Aleksandra advertises her services (“top-level, discreet, also in English”) under the code name “Slovenian Girl.” It’s a come-on designed to appeal to the wealthy diplomats and businessmen visiting Ljubljana during Slovenia’s turn at the European Union presidency.
As the pic begins, Aleksandra’s first client, a German member of the European Parliament, keels over with a coronary. She calls for help, then helps herself to his cash. Only later does she learn that local police want to question “Slovenian Girl.”
Ratcheting up the tension, Aleksandra is also on the run from two menacing pimps (Dejan Spasic and Aljosa Kovacic) who almost break her cool — and her bones — by dangling her head-first over a high-rise balcony. Then there’s the bank, which threatens to pull the plug on her mortgage; a strict professor whom she must convince to let her take an important exam; and a vengeful spurned lover (Uros Furst).
But after so compellingly and suspensefully upping the ante of the protag’s double life, the narrative takes a less interesting detour when Aleksandra decides to chill out in Krsko, and the focus broadens to include her depressive father and his mopey bandmates. However, a smart open-ended finish seems to suggest she won’t remain in the sticks for long.
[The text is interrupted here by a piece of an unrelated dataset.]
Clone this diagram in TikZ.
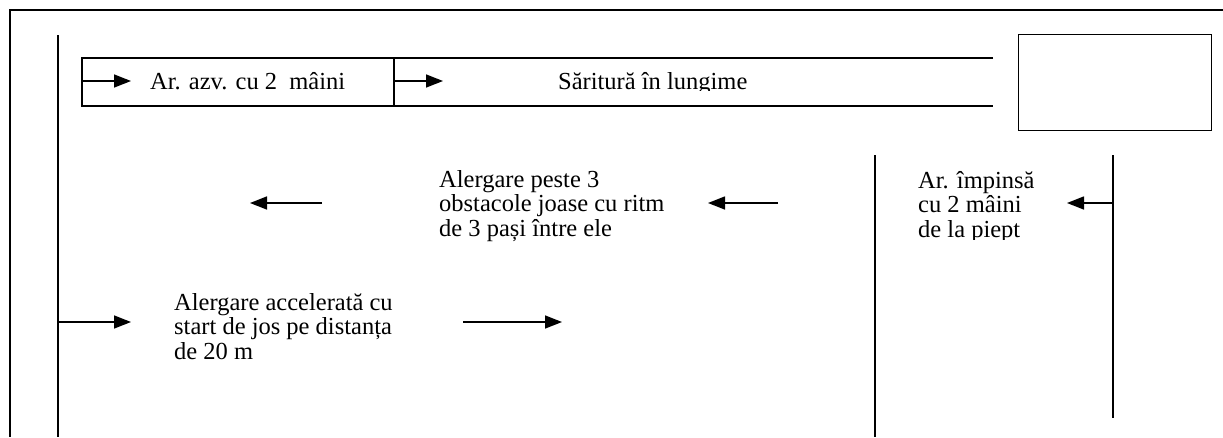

With her ebony hair, pale skin and innocent air, Ivanisin looks a bit like Snow White, yet totally convinces as a pathological liar and master manipulator. It’s a difficult part, without any backstory to explain Alexandra’s financial predicament or lack of morals, but in practically every scene, the thesp makes the character human, if not exactly sympathetic.
Sharp widescreen lensing by Ales Belak, Kozole’s regular d.p., and on-the-money cutting by vets Andrija Zafranovic and Jurij Moskon lead the good-looking production package.